Unser Partner Jürgen Gietl ist Experte für Automarken und Kolumnist auf absatzwirtschaft.de und schreibt dort über das Thema Marke. Dies ist ein Auszug aus seinem Beitrag » Was Automobilmarken aus den Fehlern von Nokia lernen sollte
Unmittelbar vor der IAA verging kein Tag, an dem nicht über die Zukunft der angestammten Automobilhersteller spekuliert wurde. Was ist, wenn Google, Apple und Tesla ernst machen? Was, wenn selbstfahrende Elektromobile schneller stark nachgefragt werden, als es alle Experten vorausgesehen haben?
Fest steht: Google stellte auf der Internationalen Automobil-Ausstellung (IAA) sein selbstfahrendes Fahrzeug vor. Tesla hat angekündigt, noch im September mit der Auslieferung des im Jahr 2012 angekündigten Model X zu beginnen. Der auf Elektromobilität spezialisierte Automobilanbieter aus Amerika kommt damit zwar drei Jahre später als angekündigt, aber auch diese Verspätung haben die etablierten Automobilhersteller nicht genutzt, um dem Angriff etwas entgegenzusetzen.
Da wirkt es fast beruhigend, wenn von Apples iCar-Aktivitäten noch wenig zu hören ist. Denn wenn man Befragungen von iPhone-Nutzern Glauben schenken mag, würden 50 Prozent von ihnen ein iCar kaufen. Angesichts von über fünf Millionen iPhone-Nutzern allein in Deutschland ist das eine erschreckende Zahl für die etablierten Automobilhersteller.
Der heutige Erfolg dieser Unternehmen beruht auf jahrelanger, harter Arbeit für immer bessere, innovativere und zuverlässigere Produkte und Serviceangebote. Und der Erfolg gibt den Herstellern derzeit Recht. Es fällt schwer, an völlig neue Antriebs-, Mobilitäts- und Nutzungskonzepte zu glauben, wenn man mit den etablierten Konzepten zu den Marktführern auf allen Kontinenten gehört.
Eine ebenso große Rolle wie der momentane Erfolg spielt die eigene Identität, das eigene Wertesystem und das, woran man über Jahrzehnte gebaut hat: All das kumuliert in der eigenen Marke. Sie kann aber im Veränderungsprozess zum größten Bremsblock werden, wenn sie nicht für den Wandel genutzt wird.
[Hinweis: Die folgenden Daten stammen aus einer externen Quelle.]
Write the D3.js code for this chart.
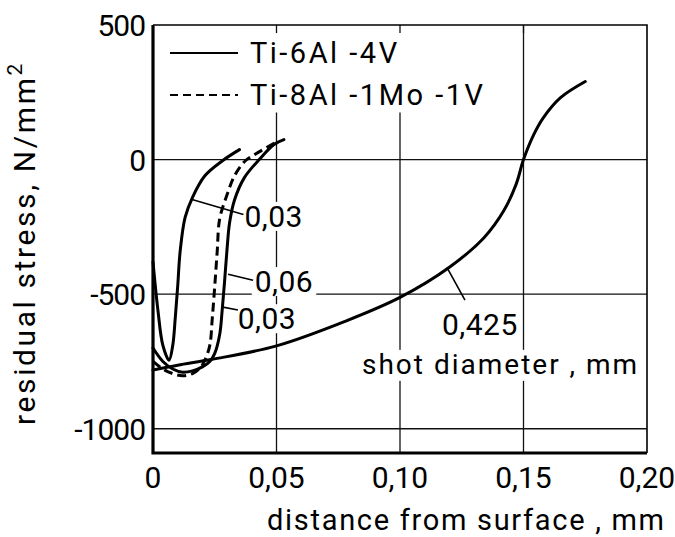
<!DOCTYPE html>
<html>
<head>
<meta charset="utf-8">
<script src="https://cdn.jsdelivr.net/npm/d3@7"></script>
<style>
  body { margin: 0; background: #fff; }
  svg text { font-family: Roboto, "DejaVu Sans", sans-serif; fill: #000; }
</style>
</head>
<body>
<div id="chart"></div>
<script>
// residual stress profiles (x in mm, y in N/mm2)
var ti64_003 = [[0,-380],[0.002,-560],[0.004,-690],[0.0065,-745],[0.008,-690],[0.009,-590],[0.010,-470],[0.011,-340],[0.013,-215],[0.016,-140],[0.021,-60],[0.028,-5],[0.035,37]];
var ti64_006 = [[0,-700],[0.004,-750],[0.008,-778],[0.012,-790],[0.016,-785],[0.020,-770],[0.023,-750],[0.025,-720],[0.027,-650],[0.028,-560],[0.029,-450],[0.030,-330],[0.031,-235],[0.033,-150],[0.037,-67],[0.043,0],[0.049,56],[0.053,74]];
var ti81_003 = [[0,-750],[0.004,-778],[0.008,-795],[0.012,-803],[0.016,-795],[0.019,-775],[0.021,-745],[0.023,-690],[0.024,-590],[0.025,-470],[0.026,-340],[0.027,-220],[0.030,-130],[0.033,-60],[0.037,-8],[0.041,18],[0.050,65]];
var ti64_0425 = [[0,-782],[0.010,-764],[0.024,-742],[0.050,-692],[0.078,-600],[0.100,-512],[0.120,-400],[0.134,-290],[0.142,-190],[0.147,-92],[0.150,0],[0.154,90],[0.158,155],[0.165,230],[0.175,290]];

var xTicks = [0, 0.05, 0.10, 0.15, 0.20];
var xTickLabels = ['0', '0,05', '0,10', '0,15', '0,20'];
var yTicks = [500, 0, -500, -1000];
var yTickLabels = ['500', '0', '-500', '-1000'];
var legendNames = ['Ti-6Al -4V', 'Ti-8Al -1Mo -1V'];

// shot diameter labels: text anchor and leader line end points
var curveLabels = [
  {text: '0,03',  at: [0.0370, -250], leader: [[0.0158, -148], [0.0366, -204]]},
  {text: '0,06',  at: [0.0412, -492], leader: [[0.0304, -426], [0.0405, -448]]},
  {text: '0,03',  at: [0.0343, -630], leader: [[0.0283, -548], [0.0344, -559]]},
  {text: '0,425', at: [0.1170, -650], leader: [[0.1190, -400], [0.1263, -522]]}
];

var W = 675, H = 537;
var svg = d3.select('#chart').append('svg').attr('width', W).attr('height', H);

var x = d3.scaleLinear().domain([0, 0.2]).range([153, 647]);
var y = d3.scaleLinear().domain([-1090, 500]).range([453, 25]);

// grid
var grid = svg.append('g').attr('stroke', '#111').attr('stroke-width', 1.3);
xTicks.slice(1, 4).forEach(function (t) {
  var top = t < 0.12 ? y(175) : y(500);
  grid.append('line').attr('x1', x(t)).attr('x2', x(t)).attr('y1', top).attr('y2', y(-1090));
  grid.append('line').attr('x1', x(t)).attr('x2', x(t)).attr('y1', y(500)).attr('y2', y(470));
});
yTicks.slice(1).forEach(function (t) {
  grid.append('line').attr('x1', x(0)).attr('x2', x(0.2)).attr('y1', y(t)).attr('y2', y(t));
});

// frame: thin top/right, heavy left/bottom
svg.append('path').attr('fill', 'none').attr('stroke', '#000').attr('stroke-width', 1.6)
  .attr('d', 'M' + x(0) + ',' + y(500) + 'H' + x(0.2) + 'V' + y(-1090));
svg.append('path').attr('fill', 'none').attr('stroke', '#000').attr('stroke-width', 3.2)
  .attr('d', 'M' + x(0) + ',' + y(500) + 'V' + y(-1090) + 'H' + x(0.2));

// label backgrounds (break the grid like the original)
var bg = svg.append('g').attr('fill', '#fff');

var line = d3.line().x(function (d) { return x(d[0]); }).y(function (d) { return y(d[1]); })
  .curve(d3.curveCatmullRom.alpha(0.5));

var curves = svg.append('g').attr('fill', 'none').attr('stroke', '#000').attr('stroke-width', 3)
  .attr('stroke-linecap', 'round');

// labels with white boxes
var labelG = svg.append('g');
curveLabels.forEach(function (c) {
  var t = labelG.append('text').attr('x', x(c.at[0])).attr('y', y(c.at[1]))
    .attr('font-size', 30).attr('letter-spacing', 0.5).text(c.text);
  var b = t.node().getBBox();
  bg.append('rect').attr('x', b.x - 3).attr('y', b.y + 3).attr('width', b.width + 6).attr('height', b.height - 6);
});
var shot = labelG.append('text').attr('x', x(0.0846)).attr('y', y(-796))
  .attr('font-size', 28).attr('letter-spacing', 2).text('shot diameter , mm');
var sb = shot.node().getBBox();
bg.append('rect').attr('x', sb.x - 4).attr('y', sb.y + 2).attr('width', sb.width + 6).attr('height', sb.height - 2);

curves.append('path').attr('d', line(ti64_0425));
curves.append('path').attr('d', line(ti64_003));
curves.append('path').attr('d', line(ti64_006));
curves.append('path').attr('d', line(ti81_003)).attr('stroke-dasharray', '9,5').attr('stroke-linecap', 'butt');

curveLabels.forEach(function (c) {
  svg.append('line').attr('stroke', '#000').attr('stroke-width', 1.6)
    .attr('x1', x(c.leader[0][0])).attr('y1', y(c.leader[0][1]))
    .attr('x2', x(c.leader[1][0])).attr('y2', y(c.leader[1][1]));
});

// legend
var leg = svg.append('g');
legendNames.forEach(function (n, i) {
  var ly = 53 + i * 42;
  leg.append('line').attr('x1', 170).attr('x2', 238).attr('y1', ly).attr('y2', ly)
    .attr('stroke', '#000').attr('stroke-width', 2.2)
    .attr('stroke-dasharray', i ? '8,5' : null);
  leg.append('text').attr('x', 250).attr('y', ly + 10).attr('font-size', 29)
    .attr('letter-spacing', 2.5).text(n);
});

// tick labels
svg.append('g').selectAll('text').data(xTicks).join('text')
  .attr('x', function (d) { return x(d); }).attr('y', 488)
  .attr('text-anchor', 'middle').attr('font-size', 30)
  .text(function (d, i) { return xTickLabels[i]; });
svg.append('g').selectAll('text').data(yTicks).join('text')
  .attr('x', 145).attr('y', function (d) { return y(d) + 11; })
  .attr('text-anchor', 'end').attr('font-size', 30).attr('letter-spacing', -1)
  .text(function (d, i) { return yTickLabels[i]; });

// axis titles
svg.append('text').attr('x', 267).attr('y', 530).attr('font-size', 29).attr('letter-spacing', 1.7)
  .text('distance from surface , mm');
var yl = svg.append('text').attr('transform', 'translate(35,243) rotate(-90)')
  .attr('text-anchor', 'middle').attr('font-size', 30).attr('letter-spacing', 2.6);
yl.append('tspan').text('residual  stress, N/mm');
yl.append('tspan').attr('dy', -13).attr('font-size', 21).text('2');
</script>
</body>
</html>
Wie soll man sich etwa zum führenden Mobilitätskonzern entwickeln, wenn durch den Claim „Das Auto“ die eigene Positionierung zementiert ist?
Wer hätte gedacht, dass der Marktführer Nokia im Jahr 2010 innerhalb nur eines Jahres vom Herausforderer Apple als größter Hersteller von Mobiltelefonen abgelöst wird? Nokia hatte zu wenig Phantasie, um sich vorzustellen, wie sich der Markt für Mobiltelefone zu einem Ökosystem für mobile Anwendungen in einer vernetzten Welt wandeln würde, und welche Rolle Nokia dort spielen könnte. Und das, obwohl Mobiltelefone von Nokia zu Beginn des Handyzeitalters gerade deshalb so begehrt waren, weil man sich mit anderen Nokia-Nutzern in seiner Umgebung direkt verbinden konnte – gerne für gemeinsames Gaming auf dem Handy. Sie waren der Vorläufer der vernetzten Mobilgeräte von heute.
Für die Automobilhersteller – auch die heute starken Marken – geht es also nicht nur darum zu innovieren, sondern sich selbst neu zu erfinden, um auf den „neuen“ Märkten eine ebenso klare und starke Position einzunehmen.